Start

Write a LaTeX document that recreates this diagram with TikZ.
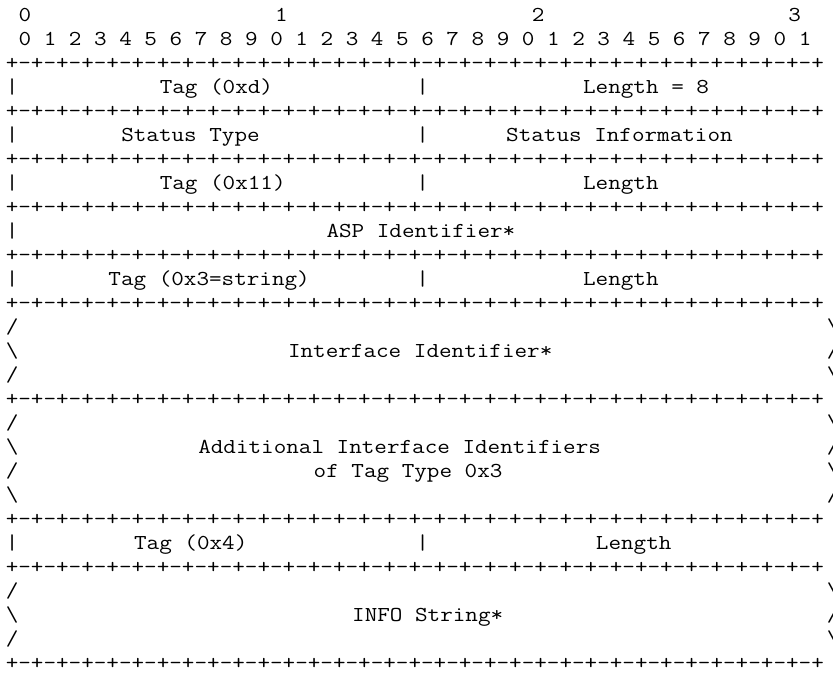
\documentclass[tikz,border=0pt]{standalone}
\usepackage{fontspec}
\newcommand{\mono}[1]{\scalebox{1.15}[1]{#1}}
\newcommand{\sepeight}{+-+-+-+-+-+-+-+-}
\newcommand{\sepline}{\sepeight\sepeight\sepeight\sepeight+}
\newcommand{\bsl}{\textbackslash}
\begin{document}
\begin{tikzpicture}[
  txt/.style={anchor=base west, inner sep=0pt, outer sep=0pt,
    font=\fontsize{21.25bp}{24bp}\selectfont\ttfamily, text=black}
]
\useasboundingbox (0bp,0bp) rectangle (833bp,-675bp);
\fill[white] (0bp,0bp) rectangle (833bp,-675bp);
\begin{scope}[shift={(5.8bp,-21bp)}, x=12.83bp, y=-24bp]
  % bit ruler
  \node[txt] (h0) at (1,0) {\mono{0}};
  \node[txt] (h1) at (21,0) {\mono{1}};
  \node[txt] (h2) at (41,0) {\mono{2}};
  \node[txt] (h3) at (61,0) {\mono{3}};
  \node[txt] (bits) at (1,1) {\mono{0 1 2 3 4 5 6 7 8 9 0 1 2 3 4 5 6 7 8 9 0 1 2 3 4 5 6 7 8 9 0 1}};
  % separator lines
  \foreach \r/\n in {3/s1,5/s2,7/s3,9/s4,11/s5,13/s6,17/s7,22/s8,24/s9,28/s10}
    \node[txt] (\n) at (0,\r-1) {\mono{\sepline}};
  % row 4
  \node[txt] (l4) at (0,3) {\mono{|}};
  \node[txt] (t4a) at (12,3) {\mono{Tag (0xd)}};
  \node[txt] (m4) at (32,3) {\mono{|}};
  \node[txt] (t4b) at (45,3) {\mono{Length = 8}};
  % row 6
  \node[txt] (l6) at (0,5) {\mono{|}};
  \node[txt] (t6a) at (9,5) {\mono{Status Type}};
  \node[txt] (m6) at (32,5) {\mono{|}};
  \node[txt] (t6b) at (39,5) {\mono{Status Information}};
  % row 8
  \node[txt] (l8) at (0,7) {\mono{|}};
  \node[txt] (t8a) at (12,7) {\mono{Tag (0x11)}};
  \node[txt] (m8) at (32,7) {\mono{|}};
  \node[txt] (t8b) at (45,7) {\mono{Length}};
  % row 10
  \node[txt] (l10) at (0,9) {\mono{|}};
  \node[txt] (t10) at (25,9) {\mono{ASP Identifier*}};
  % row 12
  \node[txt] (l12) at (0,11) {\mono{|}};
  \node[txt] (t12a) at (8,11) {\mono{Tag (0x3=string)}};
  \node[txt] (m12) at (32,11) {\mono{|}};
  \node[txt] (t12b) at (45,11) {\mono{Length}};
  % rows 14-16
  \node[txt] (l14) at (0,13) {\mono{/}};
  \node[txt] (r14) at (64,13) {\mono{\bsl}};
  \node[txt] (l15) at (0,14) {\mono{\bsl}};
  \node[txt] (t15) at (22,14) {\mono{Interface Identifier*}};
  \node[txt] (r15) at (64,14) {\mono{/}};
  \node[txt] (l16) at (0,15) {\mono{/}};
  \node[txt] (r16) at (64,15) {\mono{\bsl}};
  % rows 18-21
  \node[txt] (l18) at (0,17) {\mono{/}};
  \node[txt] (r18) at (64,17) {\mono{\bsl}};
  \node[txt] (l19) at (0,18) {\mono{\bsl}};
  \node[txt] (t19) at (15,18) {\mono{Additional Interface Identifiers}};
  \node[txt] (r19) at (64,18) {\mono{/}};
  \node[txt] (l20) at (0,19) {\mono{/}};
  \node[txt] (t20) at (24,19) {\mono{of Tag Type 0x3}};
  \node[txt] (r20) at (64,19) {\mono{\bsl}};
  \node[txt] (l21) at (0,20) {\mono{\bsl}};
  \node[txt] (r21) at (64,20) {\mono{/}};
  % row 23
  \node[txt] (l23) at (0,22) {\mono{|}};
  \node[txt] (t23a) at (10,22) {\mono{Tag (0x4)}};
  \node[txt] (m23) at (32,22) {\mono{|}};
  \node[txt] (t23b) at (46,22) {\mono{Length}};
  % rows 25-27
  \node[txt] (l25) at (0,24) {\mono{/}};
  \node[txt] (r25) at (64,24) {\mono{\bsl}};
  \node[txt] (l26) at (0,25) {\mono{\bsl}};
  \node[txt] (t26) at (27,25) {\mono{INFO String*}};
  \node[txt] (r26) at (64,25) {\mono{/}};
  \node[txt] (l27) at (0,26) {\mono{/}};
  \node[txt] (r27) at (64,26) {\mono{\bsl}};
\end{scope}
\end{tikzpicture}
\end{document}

End

▶ **WORK REQUIRED**
Write out each line again precisely as it appears, skipping every picture.

▶ **EXERCISE OUTPUT**
Write a LaTeX document that recreates this diagram with TikZ.
\documentclass[tikz,border=0pt]{standalone}
\usepackage{fontspec}
\newcommand{\mono}[1]{\scalebox{1.15}[1]{#1}}
\newcommand{\sepeight}{+-+-+-+-+-+-+-+-}
\newcommand{\sepline}{\sepeight\sepeight\sepeight\sepeight+}
\newcommand{\bsl}{\textbackslash}
\begin{document}
\begin{tikzpicture}[
  txt/.style={anchor=base west, inner sep=0pt, outer sep=0pt,
    font=\fontsize{21.25bp}{24bp}\selectfont\ttfamily, text=black}
]
\useasboundingbox (0bp,0bp) rectangle (833bp,-675bp);
\fill[white] (0bp,0bp) rectangle (833bp,-675bp);
\begin{scope}[shift={(5.8bp,-21bp)}, x=12.83bp, y=-24bp]
  % bit ruler
  \node[txt] (h0) at (1,0) {\mono{0}};
  \node[txt] (h1) at (21,0) {\mono{1}};
  \node[txt] (h2) at (41,0) {\mono{2}};
  \node[txt] (h3) at (61,0) {\mono{3}};
  \node[txt] (bits) at (1,1) {\mono{0 1 2 3 4 5 6 7 8 9 0 1 2 3 4 5 6 7 8 9 0 1 2 3 4 5 6 7 8 9 0 1}};
  % separator lines
  \foreach \r/\n in {3/s1,5/s2,7/s3,9/s4,11/s5,13/s6,17/s7,22/s8,24/s9,28/s10}
    \node[txt] (\n) at (0,\r-1) {\mono{\sepline}};
  % row 4
  \node[txt] (l4) at (0,3) {\mono{|}};
  \node[txt] (t4a) at (12,3) {\mono{Tag (0xd)}};
  \node[txt] (m4) at (32,3) {\mono{|}};
  \node[txt] (t4b) at (45,3) {\mono{Length = 8}};
  % row 6
  \node[txt] (l6) at (0,5) {\mono{|}};
  \node[txt] (t6a) at (9,5) {\mono{Status Type}};
  \node[txt] (m6) at (32,5) {\mono{|}};
  \node[txt] (t6b) at (39,5) {\mono{Status Information}};
  % row 8
  \node[txt] (l8) at (0,7) {\mono{|}};
  \node[txt] (t8a) at (12,7) {\mono{Tag (0x11)}};
  \node[txt] (m8) at (32,7) {\mono{|}};
  \node[txt] (t8b) at (45,7) {\mono{Length}};
  % row 10
  \node[txt] (l10) at (0,9) {\mono{|}};
  \node[txt] (t10) at (25,9) {\mono{ASP Identifier*}};
  % row 12
  \node[txt] (l12) at (0,11) {\mono{|}};
  \node[txt] (t12a) at (8,11) {\mono{Tag (0x3=string)}};
  \node[txt] (m12) at (32,11) {\mono{|}};
  \node[txt] (t12b) at (45,11) {\mono{Length}};
  % rows 14-16
  \node[txt] (l14) at (0,13) {\mono{/}};
  \node[txt] (r14) at (64,13) {\mono{\bsl}};
  \node[txt] (l15) at (0,14) {\mono{\bsl}};
  \node[txt] (t15) at (22,14) {\mono{Interface Identifier*}};
  \node[txt] (r15) at (64,14) {\mono{/}};
  \node[txt] (l16) at (0,15) {\mono{/}};
  \node[txt] (r16) at (64,15) {\mono{\bsl}};
  % rows 18-21
  \node[txt] (l18) at (0,17) {\mono{/}};
  \node[txt] (r18) at (64,17) {\mono{\bsl}};
  \node[txt] (l19) at (0,18) {\mono{\bsl}};
  \node[txt] (t19) at (15,18) {\mono{Additional Interface Identifiers}};
  \node[txt] (r19) at (64,18) {\mono{/}};
  \node[txt] (l20) at (0,19) {\mono{/}};
  \node[txt] (t20) at (24,19) {\mono{of Tag Type 0x3}};
  \node[txt] (r20) at (64,19) {\mono{\bsl}};
  \node[txt] (l21) at (0,20) {\mono{\bsl}};
  \node[txt] (r21) at (64,20) {\mono{/}};
  % row 23
  \node[txt] (l23) at (0,22) {\mono{|}};
  \node[txt] (t23a) at (10,22) {\mono{Tag (0x4)}};
  \node[txt] (m23) at (32,22) {\mono{|}};
  \node[txt] (t23b) at (46,22) {\mono{Length}};
  % rows 25-27
  \node[txt] (l25) at (0,24) {\mono{/}};
  \node[txt] (r25) at (64,24) {\mono{\bsl}};
  \node[txt] (l26) at (0,25) {\mono{\bsl}};
  \node[txt] (t26) at (27,25) {\mono{INFO String*}};
  \node[txt] (r26) at (64,25) {\mono{/}};
  \node[txt] (l27) at (0,26) {\mono{/}};
  \node[txt] (r27) at (64,26) {\mono{\bsl}};
\end{scope}
\end{tikzpicture}
\end{document}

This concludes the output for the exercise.